▸ **SUPPLIED INFORMATION**:
<<<<

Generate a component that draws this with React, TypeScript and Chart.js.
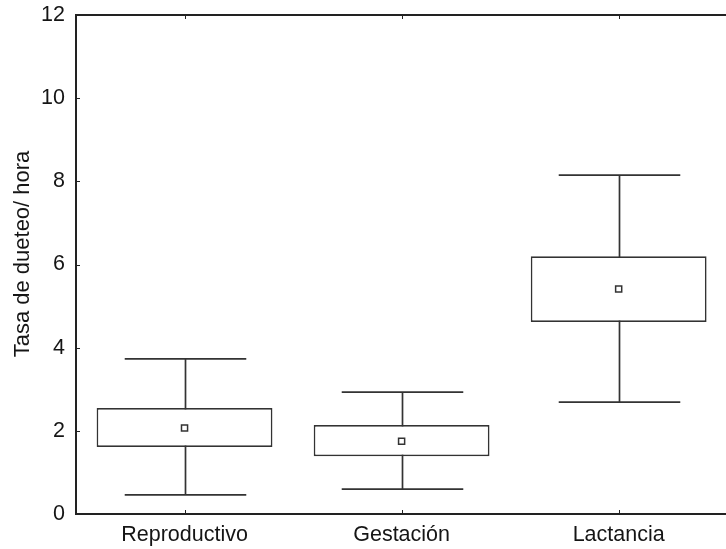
import React, { useEffect, useRef } from "react";
import { Chart, registerables } from "chart.js";

Chart.register(...registerables);

const categories = ["Reproductivo", "Gestación", "Lactancia"];
const whiskerLow = [0.46, 0.6, 2.69];
const boxLow = [1.61, 1.39, 4.62];
const boxHigh = [2.55, 2.14, 6.2];
const whiskerHigh = [3.73, 2.93, 8.15];
const means = [2.07, 1.75, 5.41];
const yTicks = [0, 2, 4, 6, 8, 10, 12];

const LINE = "#333333";
const TEXT = "#151515";
const FONT = "Liberation Sans, Arial, sans-serif";

const boxPlugin = {
  id: "boxWhiskers",
  beforeDatasetsDraw(chart: any) {
    const ctx = chart.ctx;
    const x = chart.scales.x;
    const y = chart.scales.y;
    const capHalf = x.width / categories.length * 0.28;
    ctx.save();
    ctx.strokeStyle = LINE;
    ctx.lineWidth = 1.7;
    categories.forEach((_, i) => {
      const cx = Math.round(x.getPixelForValue(i)) + 0.5;
      const lo = y.getPixelForValue(whiskerLow[i]);
      const hi = y.getPixelForValue(whiskerHigh[i]);
      ctx.beginPath();
      ctx.moveTo(cx, lo);
      ctx.lineTo(cx, hi);
      ctx.moveTo(cx - capHalf, lo);
      ctx.lineTo(cx + capHalf, lo);
      ctx.moveTo(cx - capHalf, hi);
      ctx.lineTo(cx + capHalf, hi);
      ctx.stroke();
    });
    ctx.restore();
  },
  afterDraw(chart: any) {
    const ctx = chart.ctx;
    const a = chart.chartArea;
    const x = chart.scales.x;
    const y = chart.scales.y;
    ctx.save();
    ctx.strokeStyle = "#222222";
    ctx.lineWidth = 2;
    ctx.beginPath();
    ctx.moveTo(a.left - 1, a.top);
    ctx.lineTo(a.right, a.top);
    ctx.stroke();
    ctx.lineWidth = 1;
    ctx.beginPath();
    categories.forEach((_, i) => {
      const cx = Math.round(x.getPixelForValue(i)) + 0.5;
      ctx.moveTo(cx, a.top);
      ctx.lineTo(cx, a.top + 4);
      ctx.moveTo(cx, a.bottom);
      ctx.lineTo(cx, a.bottom - 4);
    });
    yTicks.forEach((v) => {
      const py = Math.round(y.getPixelForValue(v)) + 0.5;
      ctx.moveTo(a.left, py);
      ctx.lineTo(a.left + 4, py);
    });
    ctx.stroke();
    // y axis title
    ctx.fillStyle = TEXT;
    ctx.font = "22px " + FONT;
    ctx.textAlign = "center";
    ctx.textBaseline = "middle";
    ctx.translate(23, 254);
    ctx.rotate(-Math.PI / 2);
    ctx.fillText("Tasa de dueteo/ hora", 0, 0);
    ctx.restore();
  },
};

export default function App() {
  const ref = useRef<HTMLCanvasElement | null>(null);
  useEffect(() => {
    document.body.style.margin = "0";
    const canvas = ref.current;
    if (!canvas) return;
    const chart = new Chart(canvas, {
      type: "bar",
      data: {
        labels: categories,
        datasets: [
          {
            type: "bar",
            data: categories.map((_, i) => [boxLow[i], boxHigh[i]]) as any,
            backgroundColor: "#ffffff",
            borderColor: LINE,
            borderWidth: 1.7,
            borderSkipped: false,
            categoryPercentage: 1,
            barPercentage: 0.81,
            order: 2,
          } as any,
          {
            type: "line",
            data: means,
            showLine: false,
            pointStyle: "rect",
            pointRadius: 4.3,
            pointBackgroundColor: "#ffffff",
            pointBorderColor: LINE,
            pointBorderWidth: 1.5,
            order: 1,
          } as any,
        ],
      },
      options: {
        responsive: false,
        animation: false,
        events: [],
        layout: { padding: { top: 15, left: 0, right: 0, bottom: 0 } },
        plugins: { legend: { display: false }, tooltip: { enabled: false } },
        scales: {
          x: {
            grid: { display: true, drawOnChartArea: false, drawTicks: false },
            border: { display: true, color: "#222222", width: 2 },
            ticks: { color: TEXT, font: { family: FONT, size: 21.5 }, padding: 8 },
            afterFit: (s: any) => { s.height = 35; s.paddingLeft = 0; s.paddingRight = 0; },
          },
          y: {
            min: 0,
            max: 12,
            afterBuildTicks: (s: any) => { s.ticks = yTicks.map((v) => ({ value: v })); },
            grid: { display: true, drawOnChartArea: false, drawTicks: false },
            border: { display: true, color: "#222222", width: 2 },
            ticks: { color: TEXT, font: { family: FONT, size: 21.5 }, padding: 11 },
            title: { display: false },
            afterFit: (s: any) => { s.width = 76; s.paddingTop = 0; s.paddingBottom = 0; },
          },
        },
      },
      plugins: [boxPlugin],
    });
    return () => chart.destroy();
  }, []);
  return (
    <div style={{ width: 726, height: 549, overflow: "hidden", background: "#ffffff", position: "relative" }}>
      <canvas ref={ref} width={733} height={549} style={{ display: "block" }} />
    </div>
  );
}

>>>>

▸ **GOAL**:
Copy exactly the lines running from the beginning of the listing through the line that has "Chart.register(...registerables);". Drop the pictures.

▸ **SOLUTION**:
Generate a component that draws this with React, TypeScript and Chart.js.
import React, { useEffect, useRef } from "react";
import { Chart, registerables } from "chart.js";

Chart.register(...registerables);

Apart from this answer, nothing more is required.